Wilson Asset Management founder Geoff Wilson AO says the budget’s capital gains tax change will not just raise the tax investors pay, it will change how they invest.
Speaking on the new-look Switzer TV, he argued the policy pushes Australians out of individual shares and away from growth, and lands hardest on the young investors trying to build a house deposit.
Wilson has launched a petition against the change to the capital gains tax as it applies to Australian companies, and he was clear about where he sits in it. Asked whether his own firm was affected, he said his business is, if anything, a beneficiary.
“To start off, our business, we’re a fund manager. We’re actually positively impacted because of the rules,” Wilson said. The point he was making was about everyone else.
Pain or gain, Wilson’s central argument against Chalmers’ latest budget, however, is that the new treatment of capital gains changes the maths on holding a portfolio of individual shares. He set out how.
“You might have ten companies that you’ve invested in, say, five to ten years ago. And under the new rules, if one of them went up a lot and the others didn’t go up by as much as inflation, then your real tax that you pay, people have done numbers that could be 70 per cent, it could be 100 per cent of the gain,” he said.
He adds that eventually, investors stop picking stocks themselves.
“People are going to move from buying individual stocks or a portfolio of individual stocks. They’ll put it with funds management managers, like ourselves, with listed investment companies, or they’ll put it in ETFs,” he said.
He argued the change also tilts investors away from growth and toward income, again naming his own corner of the market as a beneficiary.
“Capital is penalised more now than income. So people will be looking for just high, high income. And again, our listed investment companies, they all provide high income,” Wilson said.
The problem for young investors
Wilson’s sharpest concern was for younger investors, who he said already give up part of every pay packet to superannuation and have turned to the share market to build a deposit.
Watch the full interview:
“Young people lose 12 per cent of their salary to super every time. How are they going to get a deposit?” he said. “Young people are smart. They’ve started investing in the stock market. But now they’re going to be punished for being successful, investing in the stock market, which they wanted to use to build their deposits.”
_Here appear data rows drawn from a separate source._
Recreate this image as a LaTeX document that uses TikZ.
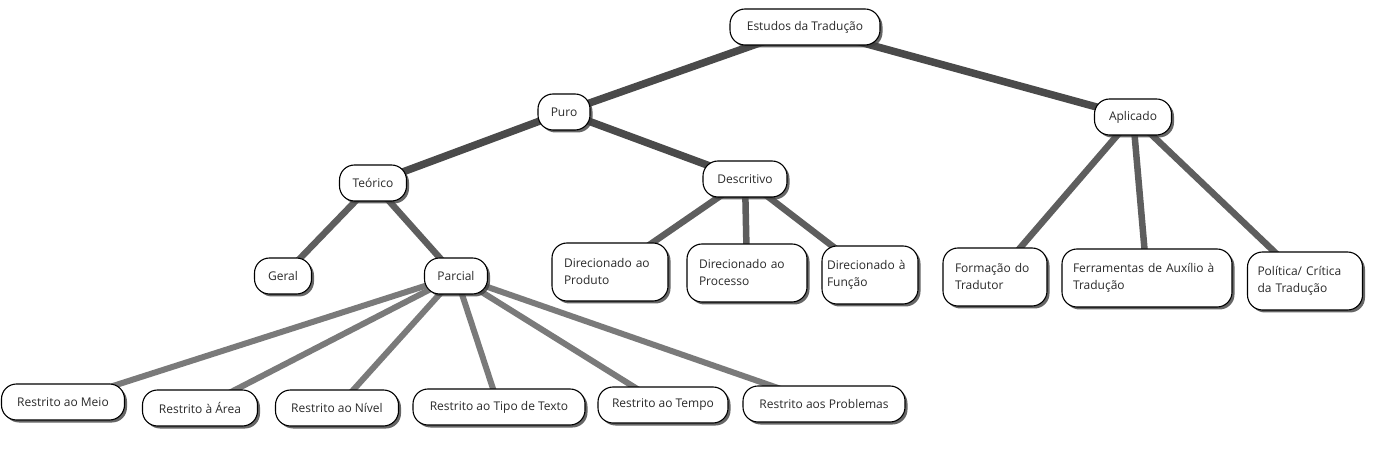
\documentclass[tikz,border=0pt]{standalone}
\usepackage{fontspec}
\setmainfont{Open Sans}
\usetikzlibrary{shadows}
\pgfdeclarelayer{bg}
\pgfsetlayers{bg,main}
\definecolor{edgedark}{HTML}{4A4A4A}
\definecolor{edgemid}{HTML}{5E5E5E}
\definecolor{edgelight}{HTML}{7A7A7A}
\definecolor{txt}{HTML}{2A2A2A}
\tikzset{
  box/.style={draw=black, line width=1.1pt, fill=white, rounded corners=15pt,
    minimum height=36pt, inner sep=2pt, font=\fontsize{12}{17}\selectfont, text=txt,
    drop shadow={shadow xshift=2.5pt, shadow yshift=-2.5pt, fill=black!75, opacity=0.8}},
  tall/.style={box, minimum height=58pt, align=left, anchor=center, inner xsep=12pt},
  e1/.style={draw=edgedark, line width=7.5pt},
  e2/.style={draw=edgemid, line width=6.5pt},
  e3/.style={draw=edgelight, line width=6pt},
}
\begin{document}
\begin{tikzpicture}[x=1pt,y=1pt]
\useasboundingbox (0,0) rectangle (1378,450);
% nodes (y = 450 - pixel y)
\node[box, minimum width=150pt] (est) at (805,423) {Estudos da Tradução};
\node[box, minimum width=52pt] (puro) at (564,338) {Puro};
\node[box, minimum width=77pt] (apl) at (1133,333) {Aplicado};
\node[box, minimum width=67pt] (teo) at (373,267) {Teórico};
\node[box, minimum width=84pt] (desc) at (745,271) {Descritivo};
\node[box, minimum width=57pt] (geral) at (283,174) {Geral};
\node[box, minimum width=63pt] (parc) at (456,174) {Parcial};
\node[tall, text width=92pt, minimum width=116pt] (prod) at (610,178) {Direcionado ao\\Produto};
\node[tall, text width=96pt, minimum width=120pt] (proc) at (747,177) {Direcionado ao\\Processo};
\node[tall, text width=86pt, minimum width=96pt, inner xsep=5pt] (func) at (870,175) {Direcionado~à\\Função};
\node[tall, text width=80pt, minimum width=104pt] (form) at (995,173) {Formação do\\Tradutor};
\node[tall, text width=148pt, minimum width=170pt, inner xsep=11pt] (ferr) at (1147,172) {Ferramentas de Auxílio à\\Tradução};
\node[tall, text width=95pt, minimum width=115pt, inner xsep=10pt] (pol) at (1305,169) {Política/ Crítica\\da Tradução};
\node[box, minimum width=123pt] (meio) at (63,48) {Restrito ao Meio};
\node[box, minimum width=115pt] (area) at (200,42) {Restrito à Área};
\node[box, minimum width=123pt] (nivel) at (337,42) {Restrito ao Nível};
\node[box, minimum width=172pt] (tipo) at (499,43) {Restrito ao Tipo de Texto};
\node[box, minimum width=130pt] (tempo) at (663,45) {Restrito ao Tempo};
\node[box, minimum width=162pt] (prob) at (824,46) {Restrito aos Problemas};
% edges
\begin{pgfonlayer}{bg}
\draw[e1] (est.center) -- (puro.center);
\draw[e1] (est.center) -- (apl.center);
\draw[e1] (puro.center) -- (teo.center);
\draw[e1] (puro.center) -- (desc.center);
\draw[e2] (teo.center) -- (geral.center);
\draw[e2] (teo.center) -- (parc.center);
\draw[e2] (desc.center) -- (prod.center);
\draw[e2] (desc.center) -- (proc.center);
\draw[e2] (desc.center) -- (func.center);
\draw[e2] (apl.center) -- (form.center);
\draw[e2] (apl.center) -- (ferr.center);
\draw[e2] (apl.center) -- (pol.center);
\draw[e3] (parc.center) -- (meio.center);
\draw[e3] (parc.center) -- (area.center);
\draw[e3] (parc.center) -- (nivel.center);
\draw[e3] (parc.center) -- (tipo.center);
\draw[e3] (parc.center) -- (tempo.center);
\draw[e3] (parc.center) -- (prob.center);
\end{pgfonlayer}
\end{tikzpicture}
\end{document}
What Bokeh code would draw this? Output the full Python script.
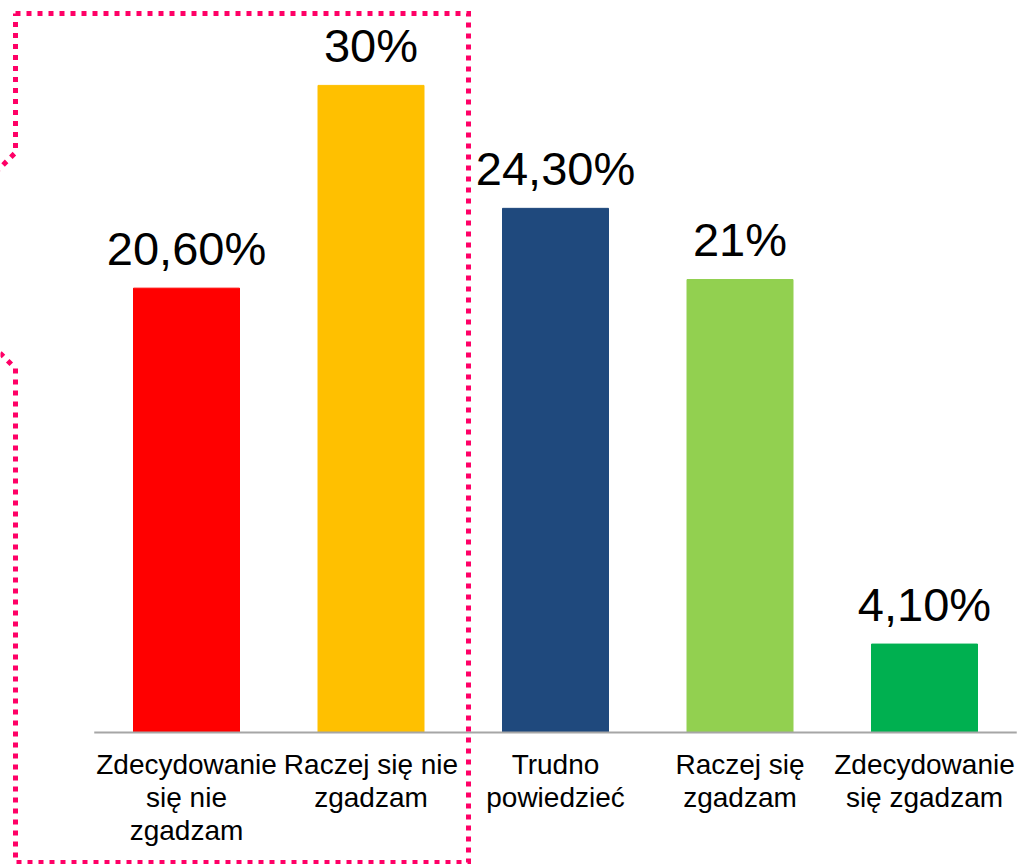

“The great thing about crypto and Bitcoin is young people now understand markets. When I was growing up, there was nothing like that. The only type of market or understanding odds was the races,” he said.
He recounted a conversation with a young investor to illustrate the behavioural change he expects.
“That 27-year-old, she said to me, I can’t believe what they’ve done. I’ve been buying ETFs. Now all of a sudden they’re going to get taxed effectively double,” Wilson said. “They don’t want to go for growth anymore.”
He added that it gets worse for risk-takers like founders and the earliest backers of a company.
“If you’re a founder and you put no capital in, there’s no indexing. Zero is zero. And you’re going to be paying 47 per cent tax. So the higher the growth above inflation, the bigger tax you’re going to pay,” he said.
Wilson tied the change back to the government’s stated goal of lifting productivity, which he said it cut against.
“How do you improve productivity? You encourage people to invest capital long term. And effectively, the budget is doing exactly the opposite,” he said. “To include all Australian companies in this is just such a backward looking step.”